# EXERCISE DETAILS
Repeat what the lines below say, word for word, and skip every image.

# DATASET EXTRACT
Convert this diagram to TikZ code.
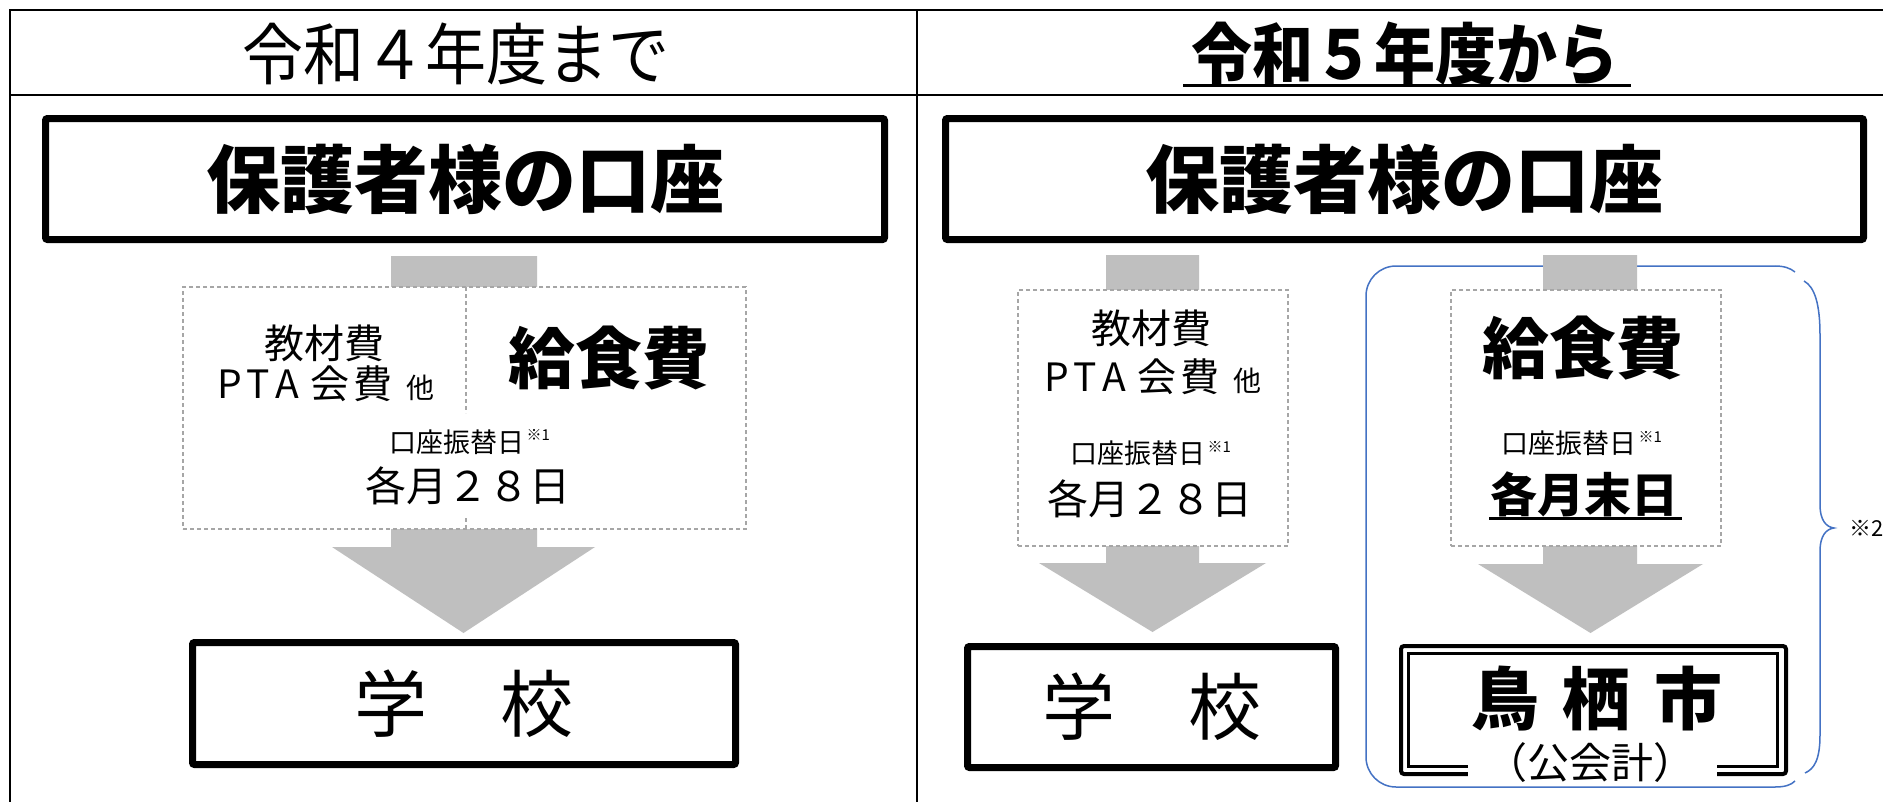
\documentclass[tikz,border=0pt]{standalone}
\usepackage{fontspec}
\setmainfont{Noto Sans CJK JP}
\definecolor{agray}{HTML}{BFBFBF}
\definecolor{dgray}{HTML}{A6A6A6}
\definecolor{bblue}{HTML}{4472C4}
\newcommand{\fs}[1]{\fontsize{#1}{#1}\selectfont}
\newcommand{\ptaline}{P\kern5pt T\kern5pt A\hspace{12pt}会\kern4pt 費\hspace{14pt}{\fs{28}他}}
\tikzset{
  tline/.style={line width=2pt},
  thickbox/.style={draw, line width=7pt, rounded corners=2pt, inner sep=0pt},
  dashbox/.style={draw=dgray, line width=1.2pt, dash pattern=on 4pt off 3pt, fill=white, inner sep=0pt},
  dashline/.style={draw=dgray, line width=1.2pt, dash pattern=on 4pt off 3pt},
  garrow/.style={fill=agray},
  txt/.style={inner sep=0pt, outer sep=0pt, align=center},
  sup/.style={inner sep=0pt, outer sep=0pt, font=\fs{15}, anchor=north west},
  bluel/.style={draw=bblue, line width=1.5pt},
}
\begin{document}
\begin{tikzpicture}[x=1pt,y=-1pt]
\clip (0,0) rectangle (1883,801);
\fill[white] (0,0) rectangle (1883,801);
% table lines
\draw[tline] (10,900) -- (10,10) -- (1950,10);
\draw[tline] (10,95) -- (1950,95);
\draw[tline] (917,10) -- (917,900);
% titles
\node[txt, font=\fs{61}] (t4) at (455.5,53.5) {\scalebox{1}[1.1]{令和４年度まで}};
\node[txt, font=\fs{61}\bfseries] (t5) at (1404.5,53.5) {\scalebox{1}[1.1]{令和５年度から}};
\draw[line width=3pt] (1183,85) -- (1631,85);
% accounts
\node[thickbox, minimum width=839pt, minimum height=121pt, font=\fs{74}\bfseries] (accL) at (465,179) {保護者様の口座};
\node[thickbox, minimum width=918pt, minimum height=121pt, font=\fs{74}\bfseries] (accR) at (1404.5,179) {保護者様の口座};
% blue bracket and brace
\draw[bluel, rounded corners=30pt] (1775,266) -- (1366,266) -- (1366,787) -- (1775,787);
\draw[bluel] (1775,266) .. controls (1784,266) and (1790,268) .. (1795,272);
\draw[bluel] (1775,787) .. controls (1785,787) and (1791,785) .. (1795,781);
\draw[bluel] (1804,281) .. controls (1815,287) and (1820,305) .. (1820,335) -- (1820,505)
  .. controls (1820,520) and (1826,527) .. (1834,528)
  .. controls (1826,529) and (1820,536) .. (1820,551) -- (1820,735)
  .. controls (1820,760) and (1814,769) .. (1805,773);
% gray arrows
\fill[garrow] (391,256) -- (537,256) -- (537,547) -- (595,547) -- (463.5,633) -- (332,547) -- (391,547) -- cycle;
\fill[garrow] (1106,255) -- (1199,255) -- (1199,563) -- (1266,563) -- (1152.5,632) -- (1039,563) -- (1106,563) -- cycle;
\fill[garrow] (1543,255) -- (1637,255) -- (1637,564) -- (1703,564) -- (1590.5,633) -- (1478,564) -- (1543,564) -- cycle;
% dashed boxes
\node[dashbox, minimum width=563pt, minimum height=242pt] (dL) at (464.5,408) {};
\draw[dashline] (466,287) -- (466,413);
\draw[dashline] (466,518) -- (466,529);
\node[dashbox, minimum width=270pt, minimum height=256pt] (dR1) at (1153,418) {};
\node[dashbox, minimum width=270pt, minimum height=256pt] (dR2) at (1586,418) {};
% left texts
\node[txt, font=\fs{40}] (kyozaiL) at (324,343.5) {教材費};
\node[txt, font=\fs{39}] (ptaL) at (326,384) {\ptaline};
\node[txt, font=\fs{67}\bfseries] (kyushokuL) at (609,358) {給食費};
\node[txt, font=\fs{27}] (furikaeL) at (457,442) {口座振替日};
\node[sup] at ([xshift=2pt]furikaeL.north east) {※1};
\node[txt, font=\fs{41}] (dateL) at (468,485.5) {各月２８日};
% right texts
\node[txt, font=\fs{40}] (kyozaiR) at (1151.5,328.5) {教材費};
\node[txt, font=\fs{39}] (ptaR) at (1153,377) {\ptaline};
\node[txt, font=\fs{27}] (furikaeR1) at (1138,453.5) {口座振替日};
\node[sup] at ([xshift=2pt]furikaeR1.north east) {※1};
\node[txt, font=\fs{41}] (dateR1) at (1150,498.5) {各月２８日};
\node[txt, font=\fs{67}\bfseries] (kyushokuR) at (1583,348) {給食費};
\node[txt, font=\fs{27}] (furikaeR2) at (1569,443.5) {口座振替日};
\node[sup] at ([xshift=2pt]furikaeR2.north east) {※1};
\node[txt, font=\fs{47}\bfseries] (dateR2) at (1584.5,494) {各月末日};
\draw[line width=3pt] (1489,518) -- (1682,518);
% schools
\node[thickbox, minimum width=543pt, minimum height=122pt, font=\fs{73}] (schoolL) at (464,703.5) {学　校};
\node[thickbox, minimum width=368pt, minimum height=121pt, font=\fs{73}] (schoolR) at (1151.5,707) {学　校};
% city
\node[draw, line width=4pt, rounded corners=3pt, minimum width=385pt, minimum height=128pt, inner sep=0pt] (cityO) at (1593.5,710) {};
\node[draw, line width=3pt, minimum width=369pt, minimum height=113pt, inner sep=0pt] (cityI) at (1593,710) {};
\fill[white] (1468,752) rectangle (1717,781);
\node[txt, font=\fs{68}\bfseries] (city) at (1597,699) {鳥\hspace{24pt}栖\hspace{24pt}市};
\node[txt, font=\fs{42}] (kokai) at (1590,763) {（公会計）};
\node[txt, font=\fs{22}, anchor=west] (note2) at (1849,528) {※2};
\end{tikzpicture}
\end{document}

# OUTPUT OF THE EXERCISE
Convert this diagram to TikZ code.
\documentclass[tikz,border=0pt]{standalone}
\usepackage{fontspec}
\setmainfont{Noto Sans CJK JP}
\definecolor{agray}{HTML}{BFBFBF}
\definecolor{dgray}{HTML}{A6A6A6}
\definecolor{bblue}{HTML}{4472C4}
\newcommand{\fs}[1]{\fontsize{#1}{#1}\selectfont}
\newcommand{\ptaline}{P\kern5pt T\kern5pt A\hspace{12pt}会\kern4pt 費\hspace{14pt}{\fs{28}他}}
\tikzset{
  tline/.style={line width=2pt},
  thickbox/.style={draw, line width=7pt, rounded corners=2pt, inner sep=0pt},
  dashbox/.style={draw=dgray, line width=1.2pt, dash pattern=on 4pt off 3pt, fill=white, inner sep=0pt},
  dashline/.style={draw=dgray, line width=1.2pt, dash pattern=on 4pt off 3pt},
  garrow/.style={fill=agray},
  txt/.style={inner sep=0pt, outer sep=0pt, align=center},
  sup/.style={inner sep=0pt, outer sep=0pt, font=\fs{15}, anchor=north west},
  bluel/.style={draw=bblue, line width=1.5pt},
}
\begin{document}
\begin{tikzpicture}[x=1pt,y=-1pt]
\clip (0,0) rectangle (1883,801);
\fill[white] (0,0) rectangle (1883,801);
% table lines
\draw[tline] (10,900) -- (10,10) -- (1950,10);
\draw[tline] (10,95) -- (1950,95);
\draw[tline] (917,10) -- (917,900);
% titles
\node[txt, font=\fs{61}] (t4) at (455.5,53.5) {\scalebox{1}[1.1]{令和４年度まで}};
\node[txt, font=\fs{61}\bfseries] (t5) at (1404.5,53.5) {\scalebox{1}[1.1]{令和５年度から}};
\draw[line width=3pt] (1183,85) -- (1631,85);
% accounts
\node[thickbox, minimum width=839pt, minimum height=121pt, font=\fs{74}\bfseries] (accL) at (465,179) {保護者様の口座};
\node[thickbox, minimum width=918pt, minimum height=121pt, font=\fs{74}\bfseries] (accR) at (1404.5,179) {保護者様の口座};
% blue bracket and brace
\draw[bluel, rounded corners=30pt] (1775,266) -- (1366,266) -- (1366,787) -- (1775,787);
\draw[bluel] (1775,266) .. controls (1784,266) and (1790,268) .. (1795,272);
\draw[bluel] (1775,787) .. controls (1785,787) and (1791,785) .. (1795,781);
\draw[bluel] (1804,281) .. controls (1815,287) and (1820,305) .. (1820,335) -- (1820,505)
  .. controls (1820,520) and (1826,527) .. (1834,528)
  .. controls (1826,529) and (1820,536) .. (1820,551) -- (1820,735)
  .. controls (1820,760) and (1814,769) .. (1805,773);
% gray arrows
\fill[garrow] (391,256) -- (537,256) -- (537,547) -- (595,547) -- (463.5,633) -- (332,547) -- (391,547) -- cycle;
\fill[garrow] (1106,255) -- (1199,255) -- (1199,563) -- (1266,563) -- (1152.5,632) -- (1039,563) -- (1106,563) -- cycle;
\fill[garrow] (1543,255) -- (1637,255) -- (1637,564) -- (1703,564) -- (1590.5,633) -- (1478,564) -- (1543,564) -- cycle;
% dashed boxes
\node[dashbox, minimum width=563pt, minimum height=242pt] (dL) at (464.5,408) {};
\draw[dashline] (466,287) -- (466,413);
\draw[dashline] (466,518) -- (466,529);
\node[dashbox, minimum width=270pt, minimum height=256pt] (dR1) at (1153,418) {};
\node[dashbox, minimum width=270pt, minimum height=256pt] (dR2) at (1586,418) {};
% left texts
\node[txt, font=\fs{40}] (kyozaiL) at (324,343.5) {教材費};
\node[txt, font=\fs{39}] (ptaL) at (326,384) {\ptaline};
\node[txt, font=\fs{67}\bfseries] (kyushokuL) at (609,358) {給食費};
\node[txt, font=\fs{27}] (furikaeL) at (457,442) {口座振替日};
\node[sup] at ([xshift=2pt]furikaeL.north east) {※1};
\node[txt, font=\fs{41}] (dateL) at (468,485.5) {各月２８日};
% right texts
\node[txt, font=\fs{40}] (kyozaiR) at (1151.5,328.5) {教材費};
\node[txt, font=\fs{39}] (ptaR) at (1153,377) {\ptaline};
\node[txt, font=\fs{27}] (furikaeR1) at (1138,453.5) {口座振替日};
\node[sup] at ([xshift=2pt]furikaeR1.north east) {※1};
\node[txt, font=\fs{41}] (dateR1) at (1150,498.5) {各月２８日};
\node[txt, font=\fs{67}\bfseries] (kyushokuR) at (1583,348) {給食費};
\node[txt, font=\fs{27}] (furikaeR2) at (1569,443.5) {口座振替日};
\node[sup] at ([xshift=2pt]furikaeR2.north east) {※1};
\node[txt, font=\fs{47}\bfseries] (dateR2) at (1584.5,494) {各月末日};
\draw[line width=3pt] (1489,518) -- (1682,518);
% schools
\node[thickbox, minimum width=543pt, minimum height=122pt, font=\fs{73}] (schoolL) at (464,703.5) {学　校};
\node[thickbox, minimum width=368pt, minimum height=121pt, font=\fs{73}] (schoolR) at (1151.5,707) {学　校};
% city
\node[draw, line width=4pt, rounded corners=3pt, minimum width=385pt, minimum height=128pt, inner sep=0pt] (cityO) at (1593.5,710) {};
\node[draw, line width=3pt, minimum width=369pt, minimum height=113pt, inner sep=0pt] (cityI) at (1593,710) {};
\fill[white] (1468,752) rectangle (1717,781);
\node[txt, font=\fs{68}\bfseries] (city) at (1597,699) {鳥\hspace{24pt}栖\hspace{24pt}市};
\node[txt, font=\fs{42}] (kokai) at (1590,763) {（公会計）};
\node[txt, font=\fs{22}, anchor=west] (note2) at (1849,528) {※2};
\end{tikzpicture}
\end{document}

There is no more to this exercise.